First things first: HOW? HOW CAN YOU GET INTO SO MUCH TROUBLE LIKE THAT, BOY?
This game has actually touched me in several ways. No, not in an emotional way, mind you, but as a developer. The atmosphere was engaging, the graphics were simple yet coherent, clean and powerful. The sound effects and music (and often the lack thereof) were in perfect sync, none overwhelming the other. The storytelling was a bit too subjective (sorry, I’m just more of a straightforward person, so not always I understand more elaborate storytelling mechanics) for my taste, but it had a good flow and did not disrupt the gameplay in any way, and it did not rely on anything other than the way you could interact with the the world around you, making for a great example of language-independent storytelling. The puzzles were interesting, not too obscure but not always obvious, although I did find the last couple a bit too reliant on timing and finger skill than it could have been.

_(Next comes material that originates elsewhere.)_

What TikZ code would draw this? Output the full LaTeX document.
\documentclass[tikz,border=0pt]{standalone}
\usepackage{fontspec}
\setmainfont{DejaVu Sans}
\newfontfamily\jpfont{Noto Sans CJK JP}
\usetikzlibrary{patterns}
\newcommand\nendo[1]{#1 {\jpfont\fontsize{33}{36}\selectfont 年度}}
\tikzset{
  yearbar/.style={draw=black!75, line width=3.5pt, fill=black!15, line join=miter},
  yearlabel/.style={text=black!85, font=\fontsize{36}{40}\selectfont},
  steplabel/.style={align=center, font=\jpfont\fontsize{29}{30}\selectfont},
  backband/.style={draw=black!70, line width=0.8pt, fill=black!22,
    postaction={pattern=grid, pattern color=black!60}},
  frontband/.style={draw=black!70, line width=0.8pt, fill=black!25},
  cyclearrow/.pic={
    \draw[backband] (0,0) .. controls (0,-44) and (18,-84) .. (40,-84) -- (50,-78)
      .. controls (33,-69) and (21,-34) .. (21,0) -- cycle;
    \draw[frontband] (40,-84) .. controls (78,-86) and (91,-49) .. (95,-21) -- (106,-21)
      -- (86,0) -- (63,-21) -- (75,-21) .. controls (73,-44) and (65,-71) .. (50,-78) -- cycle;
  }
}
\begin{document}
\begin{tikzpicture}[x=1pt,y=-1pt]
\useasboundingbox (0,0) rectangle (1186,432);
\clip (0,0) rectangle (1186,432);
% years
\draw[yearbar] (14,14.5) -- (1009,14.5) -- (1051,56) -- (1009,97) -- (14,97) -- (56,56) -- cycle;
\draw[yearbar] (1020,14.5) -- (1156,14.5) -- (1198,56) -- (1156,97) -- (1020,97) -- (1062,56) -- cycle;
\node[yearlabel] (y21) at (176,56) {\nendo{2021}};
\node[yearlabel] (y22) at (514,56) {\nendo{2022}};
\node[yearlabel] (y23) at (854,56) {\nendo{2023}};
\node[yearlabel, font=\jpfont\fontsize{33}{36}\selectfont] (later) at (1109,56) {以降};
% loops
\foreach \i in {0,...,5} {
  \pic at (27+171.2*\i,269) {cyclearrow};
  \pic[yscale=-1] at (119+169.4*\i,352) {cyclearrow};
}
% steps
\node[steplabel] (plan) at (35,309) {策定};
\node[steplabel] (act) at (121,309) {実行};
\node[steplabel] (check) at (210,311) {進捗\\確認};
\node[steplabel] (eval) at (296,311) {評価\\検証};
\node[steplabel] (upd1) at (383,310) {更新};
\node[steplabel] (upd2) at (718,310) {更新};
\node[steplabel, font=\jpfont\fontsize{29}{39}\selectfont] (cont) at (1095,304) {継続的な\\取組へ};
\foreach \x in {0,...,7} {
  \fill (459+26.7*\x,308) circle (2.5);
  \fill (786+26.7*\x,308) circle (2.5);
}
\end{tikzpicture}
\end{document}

Oh well, nothing is perfect. But this here is a gem of game design, and should be played by anyone that either wants to have a good time or wants to know how a really good game looks like.
On to the game itself: you play a small, unidentified child (who most assume is a boy, but really, could just be a girl with a short hair) and you quickly find yourself in a rather dangerous envirornment, from bear traps and pistons to a (rather iconic) and pretty large spider, and you die a lot. But that’s okay, you don’t really lose any progress by dying, you just go back to the beginning of the puzzle section you are at.
That’s all on it, actually. Unless you guys want the more spoiler-ish details (which I might have just blurted here, I’m not really good at judging what is and isn’t a spoiler). Just, you know, go play it. It’s good.